Carpe Diem: Lessons from a grande dames’s purse
By Susan Caba
The Resale Evangelista
Ceci Lowenhaupt wore her elegance like a Chanel suit. Even in old age, even when her memory was caught in loops of the past, her silvery hair was always coiffed, her lipstick immaculate, her fitted jacket embellished with a silver brooch.
“Hello, dear,” she would drawl when she greeted me—even in her final years, when I’m quite sure she no longer remembered my name or even how she knew me. She had the husky voice of a former smoker.
Ceci, in another era, would have been recognized as a grande dame. She liked her vodka martinis, presided over the St. Louis Print Market’s annual art sale, and insisted on a particular table in her favorite restaurant—sometimes even when it was already occupied.
I became acquainted through her daughter and my friend Alice, when Ceci was in her 80s. She held tickets to the St. Louis symphony, but needed a companion, in her later years, to accompany her. We went to dinner first and for drinks after, before I took her home.
Ceci was 97 when she died last year. Alice and her sister-in-law emptied Ceci’s rambling apartment with the grand piano, the Japanese prints and multiple sets of china. Last week, a package arrived at my doorstep.
It was one of Ceci’s purses. A structured purse of deep green suede and walnut-colored leather, with a complicated clasp and a hand-stitched handle. A Ceci purse, made in Italy, in perfect condition and still redolent with the smell of leather. A purse for a grande dame.

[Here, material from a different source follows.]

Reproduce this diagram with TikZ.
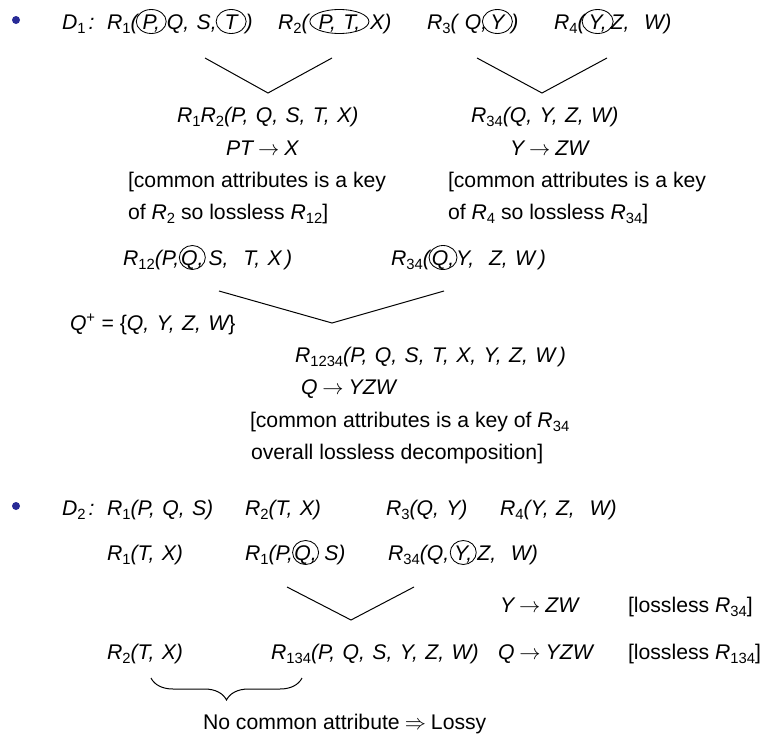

There’s a thing called “memento mori.” The Latin phrase means “Remember that you have to die.” The idea originated as a medieval Christian theory that we should live our lives by reflecting on our mortality, so that we can escape the temptations of our transient earthly existence.
Plato introduced the idea in his writings about the death of Socrates, saying that a thoughtful life is “about nothing else but dying and being dead.” Cheerful.
The ancient Stoic philosopher Seneca the Younger (How ancient? Really ancient—he was an advisor to the Roman emperor Nero) offered a pithy summary in a collection of 124 letters that may or may not be fiction:
“Let us prepare our minds as if we’d come to the very end of life. Let us postpone nothing. Let us balance life’s books each day. … The one who puts the finishing touches on their life each day is never short of time.”
Ash Wednesday is the modern Christian reminder that earthly pleasures are fleeting, and we should focus our thoughts on the afterlife. Does this sound familiar: “Remember, man, that you are dust and unto dust you shall return.” That’s what the priest says while inscribing your forehead with a cross of ashes.
So anyway, memento mori take various forms, most of them rather gruesome. Tombs decorated with skulls and cadavers, chapels whose walls are covered with bones, and even clocks or watches inscribed with the motto “tempus fugit”—time flies. Victorians created memento mori out of their loved ones’ hair, weaving or braiding it into rings, lockets and bracelets. Mourning wreaths were elaborate concoctions of flowers, leaves and branches composed of hair from multiple deceased family members.
Ceci would not have approved. I never got the sense she had mortality on her mind. No, a more appropriate phrase for her philosophy would have been joie de vivre, joy of living. She never lapsed, in my limited outings with her, into contemplation of life after death. She certainly never renounced the pleasures of an earthly life!
Even when her short term memory lasted no more than a minute, Ceci retained an air of elegance. She might not remember what she’d ordered for dinner—or even that she had ordered—but ask about her family history and she’d launch into detailed histories of her immigrant grandparents. The manners and mannerisms of a grande dame were so deeply ingrained, they carried her gracefully through her age of decline. I can only hope to do the same.
I laughed when I opened the package that contained her purse. It was so Ceci—and so Alice to know that I would love it. The idea of memento mori popped into my thoughts, with visions of those awful hair wreaths. I knew immediately that wasn’t Ceci.
When I contemplate the purse, I think of life—a vibrant embrace of daily pleasures. Ceci had her faults, but I never knew them. I’m free to follow her example: Carpe Diem. Seize the day!
The Resale Evangelista is simplifying, clarifying and trying to live a more artful life. When she can, she carpes the diem.